Would a .500 April (and those five games in March) be considered a success for this team?
Depends on your point of view, I guess, but probably. It is a fact that the array of opponents were always going to provide a stout challenge in the early going and we’ve seen that over the past week.
Eventually the matchups, on paper anyway, will stack up less formidably. And if there are signs of life from the offence at any point, at least the Jays will have the opportunity to compete in an American League that isn’t exactly on fire yet.
DOWN
A four-man rotation in April? Not good.
Yes, the Jays have off-days on Thursday and again next Monday to help navigate the growing concern of Max Scherzer’s lengthening absence. But reducing the rotation to four men this early in the season smacks of perilous desperation.

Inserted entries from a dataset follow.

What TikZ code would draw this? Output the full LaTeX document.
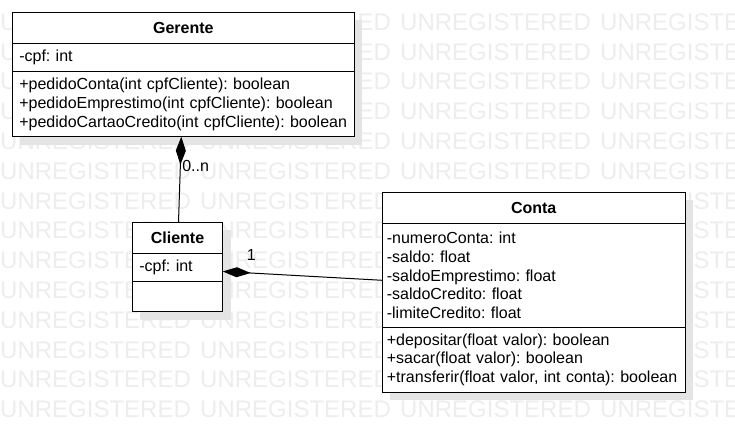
\documentclass[tikz,border=0pt]{standalone}
\usepackage{fontspec}
\setmainfont{Liberation Sans}
\usetikzlibrary{positioning,arrows.meta,backgrounds}

\definecolor{wmgray}{HTML}{EDEDED}
\definecolor{shadowgray}{HTML}{E4E4E4}

\tikzset{%
  >=latex,
  umlbox/.style={draw, fill=white, line width=1pt, outer sep=0pt, inner xsep=7pt, inner ysep=0pt,
    font=\fontsize{16}{18.8}\selectfont, anchor=north},
  classname/.style={umlbox, font=\fontsize{16}{18.8}\selectfont\bfseries, minimum width=#1, minimum height=31pt},
  members/.style={umlbox, align=left, text width=#1},
  comp/.style={line width=1pt, -{Diamond[length=28pt,width=10pt]}},
  wmark/.style={text=wmgray, font=\fontsize{24}{24}\selectfont, inner sep=0pt, anchor=west}
}
\frenchspacing

\begin{document}
\begin{tikzpicture}[x=1pt,y=-1pt]
     \useasboundingbox (0,0) rectangle (735,442);
     \clip (0,0) rectangle (735,442);

     % Gerente
     \node[classname=342pt] (gerente) at (183.3,12.3) {Gerente};
     \node[members=328pt, minimum height=28.4pt, below=0pt of gerente] (gerattr) {-cpf: int};
     \node[members=328pt, minimum height=65pt, below=0pt of gerattr] (gerops)
       {+pedidoConta(int cpfCliente): boolean\\
        +pedidoEmprestimo(int cpfCliente): boolean\\
        +pedidoCartaoCredito(int cpfCliente): boolean};

     % Cliente
     \node[classname=90.4pt] (cliente) at (177.5,222.3) {Cliente};
     \node[members=76.4pt, minimum height=28.3pt, below=0pt of cliente] (cliattr) {-cpf: int};
     \node[members=76.4pt, minimum height=30pt, below=0pt of cliattr] (cliops) {};

     % Conta
     \node[classname=302.7pt] (conta) at (533.7,192.3) {Conta};
     \node[members=293.7pt, inner xsep=4.5pt, minimum height=104pt, below=0pt of conta] (contaattr)
       {-numeroConta: int\\
        -saldo: float\\
        -saldoEmprestimo: float\\
        -saldoCredito: float\\
        -limiteCredito: float};
     \node[members=293.7pt, inner xsep=4.5pt, minimum height=65pt, below=0pt of contaattr] (contaops)
       {+depositar(float valor): boolean\\
        +sacar(float valor): boolean\\
        +transferir(float valor, int conta): boolean};

     \draw[comp] ([xshift=1pt]cliente.north) -- node[pos=0.66, right, inner sep=1.5pt, font=\fontsize{16}{18.8}\selectfont] {0..n} ([xshift=-2pt]gerops.south);
     \draw[comp] ([yshift=-5pt]contaattr.west) -- node[pos=0.82, above=10pt, inner sep=2pt, font=\fontsize{16}{18.8}\selectfont] {1} ([yshift=-4pt]cliattr.east);

     \begin{scope}[on background layer]
       \foreach \r in {0,...,13}
         \foreach \c in {0,...,3}
           \node[wmark] at (200*\c, 22+29.8*\r) {UNREGISTERED};
       \foreach \a/\b in {gerente/gerops, cliente/cliops, conta/contaops}
         \fill[shadowgray] ([shift={(8,8)}]\a.north west) rectangle ([shift={(8,8)}]\b.south east);
     \end{scope}
\end{tikzpicture}
\end{document}
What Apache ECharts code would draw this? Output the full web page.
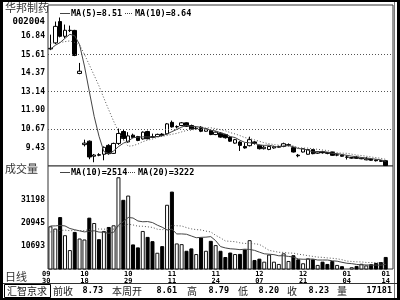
<!DOCTYPE html>
<html><head><meta charset="utf-8">
<script src="https://cdn.jsdelivr.net/npm/echarts@6/dist/echarts.min.js"></script>
<style>html,body{margin:0;padding:0;background:#fff}#c{width:400px;height:300px}</style>
</head><body><div id="c"></div>
<script>
const stockName = '华邦制药';
const stockCode = '002004';
const dates = ['09/30','10/08','10/11','10/12','10/13','10/14','10/15','10/18','10/19','10/20',
'10/21','10/22','10/25','10/26','10/27','10/28','10/29','11/01','11/02','11/03',
'11/04','11/05','11/08','11/09','11/10','11/11','11/12','11/15','11/16','11/17',
'11/18','11/19','11/22','11/23','11/24','11/25','11/26','11/29','11/30','12/01',
'12/02','12/03','12/06','12/07','12/08','12/09','12/10','12/13','12/15','12/16',
'12/17','12/20','12/21','12/22','12/23','12/24','12/27','12/28','12/29','12/30',
'12/31','01/04','01/05','01/06','01/07','01/10','01/11','01/12','01/13','01/14'];
const dateTickLabels = ['09/30','10/18','10/29','11/11','11/24','12/07','12/21','01/04','01/14'];
const opens = [15.98,16.38,17.80,16.82,17.20,17.21,14.35,9.62,9.85,8.85,
8.95,8.98,9.57,9.04,9.70,10.49,9.80,10.25,10.16,10.00,
10.49,10.15,10.16,10.32,10.34,11.10,10.80,10.89,11.07,10.89,
10.68,10.78,10.51,10.56,10.29,10.38,10.29,10.12,9.72,9.79,
9.50,9.55,9.80,9.57,9.35,9.30,9.40,9.45,9.50,9.58,
9.42,8.92,9.13,8.98,9.29,9.05,9.15,9.10,9.13,8.92,
8.92,8.78,8.72,8.78,8.68,8.61,8.66,8.60,8.56,8.55];
const closes = [16.02,17.48,16.82,17.22,17.22,15.55,14.50,9.72,8.80,8.93,
8.92,9.44,9.02,9.70,10.36,10.03,10.20,10.10,9.90,10.45,
10.01,10.10,10.30,10.22,11.00,10.80,10.82,11.07,10.84,10.67,
10.72,10.51,10.67,10.29,10.45,10.12,10.08,9.85,9.95,9.57,
9.40,9.95,9.70,9.35,9.45,9.50,9.48,9.50,9.68,9.62,
9.13,8.88,9.35,9.29,9.02,9.15,9.08,9.04,8.91,8.95,
8.85,8.80,8.76,8.71,8.73,8.68,8.58,8.55,8.51,8.23];
const lows = [15.90,16.30,16.75,16.70,17.10,15.50,14.30,9.50,8.65,8.45,
8.85,8.58,8.95,9.00,9.60,9.95,9.75,10.05,9.85,9.95,
9.98,10.05,10.12,10.18,10.30,10.75,10.70,10.85,10.80,10.62,
10.60,10.45,10.48,10.25,10.25,10.08,10.02,9.80,9.68,9.20,
9.35,9.50,9.62,9.30,9.30,9.25,9.35,9.40,9.45,9.50,
9.10,8.78,9.10,8.95,8.98,9.00,9.02,8.98,8.88,8.85,
8.82,8.63,8.68,8.68,8.65,8.58,8.55,8.50,8.48,8.20];
const highs = [16.93,17.80,18.07,17.60,17.53,17.25,15.05,9.95,9.90,9.00,
9.05,9.50,9.65,9.75,10.69,10.60,10.45,10.35,10.20,10.50,
10.55,10.35,10.35,10.38,11.05,11.22,10.90,11.12,11.10,10.95,
10.80,10.85,10.72,10.62,10.50,10.45,10.32,10.18,10.00,9.85,
9.75,10.15,9.85,9.62,9.55,9.55,9.55,9.55,9.75,9.70,
9.45,9.00,9.38,9.32,9.32,9.18,9.18,9.12,9.15,9.02,
8.98,8.91,8.80,8.88,8.76,8.79,8.70,8.64,8.60,8.58];
const volumes = [19530,18510,23650,15550,8900,17010,14080,13640,23390,21000,
13770,17450,19230,19980,41450,31360,33270,11430,10100,17450,
14790,12890,7710,10670,29150,35040,11870,11560,8590,9650,
7130,14530,8590,13030,11120,8590,5800,7800,7130,7200,
9200,13330,4470,5050,3720,6900,3720,2700,7440,4030,
6600,4780,3010,5200,4780,2260,3720,2700,3990,2260,
1700,440,1240,1810,2769,2050,2600,3150,3550,5831];
const prevCloses = [16.9,16.8,16.7,16.7,16.6,16.2,15.9,15.8,15.9];
const prevVolumes = [13000,15500,12800,14200,16000,13500,14800,12600,15400,15500,
18200,21500,17800,20400,22600,19000,18300,21000,18400];
const priceTickLabels = ['9.43','10.67','11.90','13.14','14.37','15.61','16.84'];
const priceGridValues = [10.67, 13.14, 15.61];
const volTickLabels = ['10693','20945','31198'];
const infoLabels = ['前收','本周开','高','低','收','量'];
const infoValues = ['8.73','8.61','8.79','8.20','8.23','17181'];

function movingAvg(prev, arr, n) {
  const all = prev.concat(arr);
  return arr.map((_, i) => {
    const end = prev.length + i; let s = 0;
    for (let k = end - n + 1; k <= end; k++) s += all[k];
    return s / n;
  });
}
const ma5 = movingAvg(prevCloses, closes, 5);
const ma10 = movingAvg(prevCloses, closes, 10);
const vma10 = movingAvg(prevVolumes, volumes, 10);
const vma20 = movingAvg(prevVolumes, volumes, 20);
const last = closes.length - 1;

const cats = dates.concat(['']);
const candles = dates.map((_, i) => [opens[i], closes[i], lows[i], highs[i]]);
const volData = volumes.map((v, i) => ({
  value: v,
  itemStyle: closes[i] >= opens[i] ? {color:'#fff', borderColor:'#111', borderWidth:1} : {color:'#000', borderColor:'#000', borderWidth:1}
}));

function pick(list, tol) {
  return v => { for (const s of list) if (Math.abs(parseFloat(s) - v) < tol) return s; return ''; };
}
const MONO = '"DejaVu Sans Mono", monospace';
const CJK = '"Noto Sans CJK SC", sans-serif';
const numLabel = {fontFamily: MONO, fontWeight: 'bold', fontSize: 8, color: '#000', margin: 3};

function txt(x, y, text, font, fill, align) {
  return {type:'text', x:x, y:y, z:50, style:{text:text, font:font, fill:fill||'#000', align:align||'left', verticalAlign:'middle'}};
}
function seg(x1, y, x2, dash) {
  return {type:'line', z:50, shape:{x1:x1, y1:y, x2:x2, y2:y}, style:{stroke:'#444', lineWidth:1, lineDash: dash || null}};
}
const numFont = 'bold 8.5px ' + MONO;
const cjkFont = '10px ' + CJK;

const infoX = [53, 112, 187, 238, 287, 337];
const infoValX = [103, 177, 229, 279, 329, 392];

const graphic = [
  {type:'rect', z:60, shape:{x:0, y:0, width:3, height:300}, style:{fill:'#000'}},
  {type:'rect', z:60, shape:{x:0, y:0, width:400, height:2}, style:{fill:'#000'}},
  {type:'rect', z:60, shape:{x:397, y:0, width:3, height:300}, style:{fill:'#000'}},
  {type:'rect', z:60, shape:{x:0, y:298, width:400, height:2}, style:{fill:'#000'}},
  {type:'line', z:60, shape:{x1:394.5, y1:2, x2:394.5, y2:298}, style:{stroke:'#777', lineWidth:1}},
  {type:'line', z:60, shape:{x1:3, y1:283.5, x2:397, y2:283.5}, style:{stroke:'#333', lineWidth:1}},
  {type:'rect', z:60, shape:{x:4.5, y:284.5, width:46, height:13}, style:{fill:'none', stroke:'#000', lineWidth:1}},
  txt(5, 8, stockName, '11px ' + CJK, '#333'),
  txt(45, 21.5, stockCode, 'bold 9px ' + MONO, '#000', 'right'),
  seg(60, 13.5, 70), txt(71, 13.5, 'MA(5)=' + ma5[last].toFixed(2), numFont),
  seg(125, 13.5, 133, [1,1]), txt(135, 13.5, 'MA(10)=' + ma10[last].toFixed(2), numFont),
  txt(5, 168.5, '成交量', '11px ' + CJK, '#333'),
  seg(60, 172.5, 70), txt(71, 172.5, 'MA(10)=' + Math.round(vma10[last]), numFont),
  seg(128, 172.5, 136, [1,1]), txt(138, 172.5, 'MA(20)=' + Math.round(vma20[last]), numFont),
  txt(5, 276.5, '日线', '11px ' + CJK, '#333'),
  txt(7, 291, '汇智京求', cjkFont, '#222')
];
infoLabels.forEach((s, i) => graphic.push(txt(infoX[i], 291, s, cjkFont, '#222')));
infoValues.forEach((s, i) => graphic.push(txt(infoValX[i], 291, s, numFont, '#000', 'right')));

const chart = echarts.init(document.getElementById('c'), null, {renderer:'canvas'});
chart.setOption({
  animation: false,
  backgroundColor: '#fff',
  grid: [
    {left:48, top:5, width:345, height:161, show:true, borderColor:'#333', borderWidth:1, backgroundColor:'#fff'},
    {left:48, top:166, width:345, height:103, show:true, borderColor:'#333', borderWidth:1, backgroundColor:'#fff'}
  ],
  xAxis: [
    {gridIndex:0, type:'category', data:cats, boundaryGap:true, axisLine:{show:false}, axisTick:{show:false}, axisLabel:{show:false}, splitLine:{show:false}},
    {gridIndex:1, type:'category', data:cats, boundaryGap:true, axisLine:{show:false}, axisTick:{show:false}, splitLine:{show:false},
     axisLabel:{show:true, interval:(i, v) => dateTickLabels.includes(v), formatter:v => v.replace('/', '\n'),
       fontFamily:MONO, fontWeight:'bold', fontSize:7, lineHeight:7, color:'#000', margin:2, alignMinLabel:'right'}}
  ],
  yAxis: [
    {gridIndex:0, type:'value', min:8.20, max:18.90, interval:1.2345, axisLine:{show:false}, axisTick:{show:false}, splitLine:{show:false},
     axisLabel:Object.assign({formatter: pick(priceTickLabels, 0.01)}, numLabel)},
    {gridIndex:1, type:'value', min:440, max:46480, interval:10252.5, axisLine:{show:false}, axisTick:{show:false}, splitLine:{show:false},
     axisLabel:Object.assign({formatter: pick(volTickLabels, 2)}, numLabel)}
  ],
  series: [
    {type:'candlestick', xAxisIndex:0, yAxisIndex:0, data:candles, barWidth:4, z:3,
     itemStyle:{color:'#fff', color0:'#000', borderColor:'#000', borderColor0:'#000', borderWidth:1},
     markLine:{silent:true, symbol:'none', label:{show:false}, animation:false,
       lineStyle:{color:'#555', width:1, type:[1,2]}, data: priceGridValues.map(v => ({yAxis:v}))}},
    {type:'line', xAxisIndex:0, yAxisIndex:0, data:ma5, showSymbol:false, z:4, lineStyle:{color:'#444', width:1}},
    {type:'line', xAxisIndex:0, yAxisIndex:0, data:ma10, showSymbol:false, z:4, lineStyle:{color:'#555', width:1, type:[1,2]}},
    {type:'bar', xAxisIndex:1, yAxisIndex:1, data:volData, barWidth:4, z:2},
    {type:'line', xAxisIndex:1, yAxisIndex:1, data:vma10, showSymbol:false, z:4, lineStyle:{color:'#444', width:1}},
    {type:'line', xAxisIndex:1, yAxisIndex:1, data:vma20, showSymbol:false, z:4, lineStyle:{color:'#555', width:1, type:[1,2]}}
  ],
  graphic: graphic
});
</script></body></html>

And yes, Schneider has indicated that the measure is a temporary, one-time-through-the-order situation. While that’s well and good, it doesn’t disguise the team’s alarming lack of depth and that there isn’t an arm they felt comfortable getting anywhere near the mound at Yankee Stadium for a start this weekend.
UP
The hockey playoffs bring the possibility to take some of the heat off of the Jays with the deeper the Maple Leafs go into May and potentially beyond, providing a welcome distraction for fans.
Certainly, the Jays will be the second story on most sports media outlets should Craig Berube’s squad provide a nice diversion for John Schneider’s.
For games in Houston, anyway, the post-game analysis on Sportsnet has been decidedly brief.